Blair pourrait avancer qu'il revient du Texas avec un bilan tactique « globalement positif », mais il ne peut dissimuler que sa position stratégique est de plus en plus intenable, — ce qui est typique des capacités britanniques aujourd'hui : maestria tactique pour une stratégie vouée à l'échec. Blair devait obtenir cette concession US sur la priorité des crises (résoudre le problème Israël-Palestine avant l'attaque contre l'Irak) pour donner satisfaction à son parti travailliste qui est désormais en quasi-dissidence. Opération tactique réussie (il est loin d'être acquis que cela suffira). Mais ce faisant, il entre dans le jeu d'enfer des influences à Washington en se mettant du côté des loserstype-Powell, en se marginalisant parce que le centre de gravité du pouvoir, aujourd'hui à Washington, est incontestablement du côté des faucons extrémistes. Blair devient, avec Powell, la cible de la haine des ultra-faucons de Washington, ce qui n'est pas rien. Pour Blair, c'est un handicap lourd à porter et pour la pérennité des special relationships, c'est une position notablement inconfortable.

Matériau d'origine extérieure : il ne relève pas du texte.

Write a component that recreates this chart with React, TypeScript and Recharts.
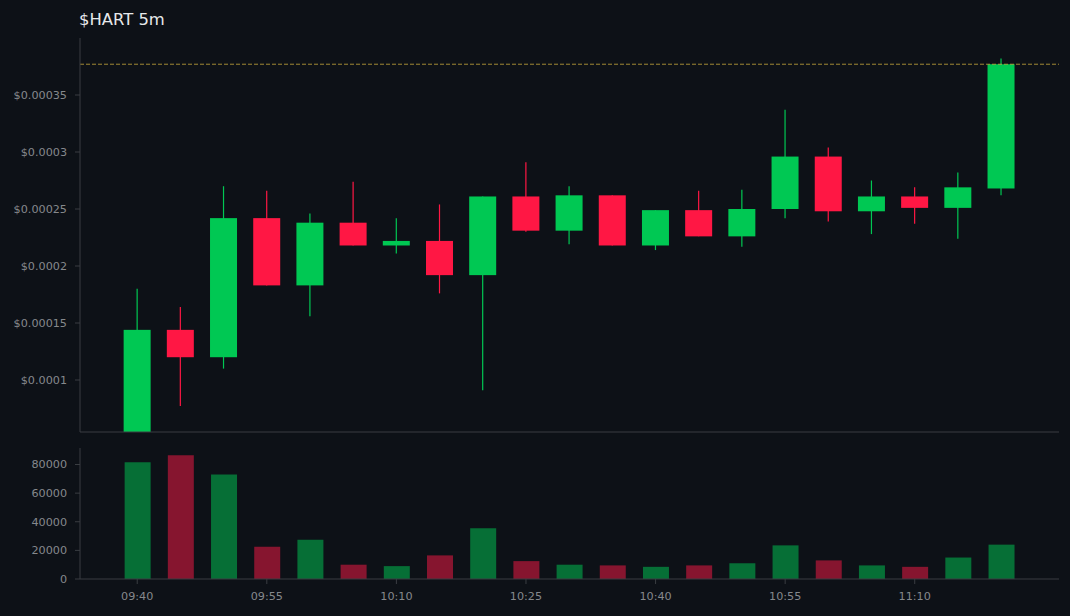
import React from 'react';
import { ComposedChart, Bar, XAxis, YAxis, ReferenceLine, Cell } from 'recharts';

const BG = '#0d1117';
const UP = '#00c853';
const DOWN = '#ff1744';
const VOL_UP = '#066f36';
const VOL_DOWN = '#86152f';
const SPINE = '#3a3d42';
const TICK = '#85888c';

const times = ['09:40', '09:45', '09:50', '09:55', '10:00', '10:05', '10:10', '10:15', '10:20', '10:25', '10:30', '10:35', '10:40', '10:45', '10:50', '10:55', '11:00', '11:05', '11:10', '11:15', '11:20'];
const opens = [0.00005, 0.000144, 0.00012, 0.000242, 0.000183, 0.000238, 0.000218, 0.000222, 0.000192, 0.000261, 0.000231, 0.000262, 0.000218, 0.000249, 0.000226, 0.00025, 0.000296, 0.000248, 0.000261, 0.000251, 0.000268];
const closes = [0.000144, 0.00012, 0.000242, 0.000183, 0.000238, 0.000218, 0.000222, 0.000192, 0.000261, 0.000231, 0.000262, 0.000218, 0.000249, 0.000226, 0.00025, 0.000296, 0.000248, 0.000261, 0.000251, 0.000269, 0.000377];
const highs = [0.00018, 0.000164, 0.00027, 0.000266, 0.000246, 0.000274, 0.000242, 0.000254, 0.000261, 0.000291, 0.00027, 0.000262, 0.000249, 0.000266, 0.000267, 0.000337, 0.000304, 0.000275, 0.000269, 0.000282, 0.000382];
const lows = [0.00005, 0.0000772, 0.00011, 0.000183, 0.000156, 0.000218, 0.000211, 0.000176, 0.000091, 0.00023, 0.000219, 0.000218, 0.000214, 0.000226, 0.000217, 0.000242, 0.000239, 0.000228, 0.000237, 0.000224, 0.000262];
const volumes = [81500, 86500, 73000, 22500, 27500, 10000, 9000, 16500, 35500, 12500, 10000, 9500, 8500, 9500, 11000, 23500, 13000, 9500, 8500, 15000, 24000];
const priceTicks = [0.0001, 0.00015, 0.0002, 0.00025, 0.0003, 0.00035];
const volumeTicks = [0, 20000, 40000, 60000, 80000];
const timeTicks = [0, 3, 6, 9, 12, 15, 18];
const lastPrice = 0.000377;

const rows = times.map((time, i) => ({
  i,
  time,
  open: opens[i],
  close: closes[i],
  range: [lows[i], highs[i]],
  volume: volumes[i],
}));

const xDomain = [-1.325, 21.34];
const tickStyle = { fontSize: 11.2, fill: TICK, fontFamily: 'DejaVu Sans' };

// the bar spans low..high, wick and body are worked out from that span
const Candle = (props: any) => {
  const { x, y, width, height, payload } = props;
  const [low, high] = payload.range;
  const perUnit = height / (high - low);
  const top = y + (high - Math.max(payload.open, payload.close)) * perUnit;
  const bottom = y + (high - Math.min(payload.open, payload.close)) * perUnit;
  const color = payload.close >= payload.open ? UP : DOWN;
  const mid = x + width / 2;
  return (
    <g>
      <line x1={mid} x2={mid} y1={y} y2={y + height} stroke={color} strokeWidth={1.2} />
      <rect x={x} y={top} width={width} height={bottom - top} fill={color} />
    </g>
  );
};

export default function App() {
  return (
    <div style={{ position: 'absolute', left: 0, top: 0, width: 1070, height: 616, background: BG, overflow: 'hidden' }}>
      <div style={{ position: 'absolute', left: 79, top: 10, color: '#e6e8ea', fontSize: 16.4, fontFamily: 'DejaVu Sans', lineHeight: '20px' }}>$HART 5m</div>
      <div style={{ position: 'absolute', left: 0, top: 0 }}>
        <ComposedChart width={1070} height={433} data={rows} margin={{ top: 38, right: 11, bottom: 0, left: 0 }}>
          <XAxis dataKey="i" type="number" domain={xDomain} allowDataOverflow height={1} tick={false} tickLine={false} stroke={SPINE} />
          <YAxis
            width={80}
            domain={[0.0000544, 0.0004]}
            allowDataOverflow
            ticks={priceTicks}
            tickFormatter={(v: number) => `$${v}`}
            tick={tickStyle}
            tickSize={5}
            tickMargin={8}
            stroke={SPINE}
          />
          <ReferenceLine y={lastPrice} stroke="#d4b13f" strokeOpacity={0.75} strokeDasharray="4 2" strokeWidth={1} />
          <Bar dataKey="range" barSize={27} shape={<Candle />} isAnimationActive={false} />
        </ComposedChart>
      </div>
      <div style={{ position: 'absolute', left: 0, top: 433 }}>
        <ComposedChart width={1070} height={183} data={rows} margin={{ top: 15, right: 11, bottom: 0, left: 0 }}>
          <XAxis
            dataKey="i"
            type="number"
            domain={xDomain}
            allowDataOverflow
            ticks={timeTicks}
            tickFormatter={(i: number) => times[i]}
            height={37}
            tick={tickStyle}
            tickSize={5}
            tickMargin={8}
            stroke={SPINE}
          />
          <YAxis
            width={80}
            domain={[0, 91530]}
            allowDataOverflow
            ticks={volumeTicks}
            tick={tickStyle}
            tickSize={5}
            tickMargin={8}
            stroke={SPINE}
          />
          <Bar dataKey="volume" barSize={26} isAnimationActive={false}>
            {rows.map((row) => (
              <Cell key={row.time} fill={row.close >= row.open ? VOL_UP : VOL_DOWN} />
            ))}
          </Bar>
        </ComposedChart>
      </div>
    </div>
  );
}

Un autre aspect de cet ''arrangement'' finalement très ambigu, c'est la position de Blair vis-à-vis de l'UE. Parlait-il au nom des Européens, lorsqu'il parlait à GW ? Certes non (cela était rapporté de façon explicite dans l'article de Hugo Young dans le Guardian, cité dans notre précédente analyse, du 7 avril). Pourtant, tout s'est passé comme si cela pouvait être le cas. A première vue, les Européens peuvent se féliciter que l'un des leurs, même s'il parlait en son nom propre, ait réussi à conduire le président américain à soutenir un plan de paix (cela durera ce que cela durera, GW étant notoirement versatile). Blair peut affirmer qu'il a ainsi confirmé sa tactique : être le plus proche possible des Américains pour les modérer. Au-delà, il y a bien des conditionnels, sans tenir compte de la situation sur le terrain, de la validité du plan, sans tenir compte même de la situation qu'on a décrite des ultra-faucons par rapport à Blair. Il n'est pas du tout assuré que les Européens acceptent de se voir imposer de facto un leader : l'Europe n'a pas de politique étrangère mais elle entend bien que personne ne lui en impose une. A partir de cette proposition assez désolante, mais qui est le lot de toute organisation de pays souverains et pointilleux sur ce fait, on peut être sûr que plus d'un pays européen attend Blair au tournant, à peu près comme les ultra-faucons de Washington l'attendent également. Là encore, dans ce chaudron en ébullition qu'est la crise actuelle, position stratégique intenable, qui est dans la substance même de la politique dite ''de grand écart'' que suit Blair, à la fois américaine et à la fois européenne.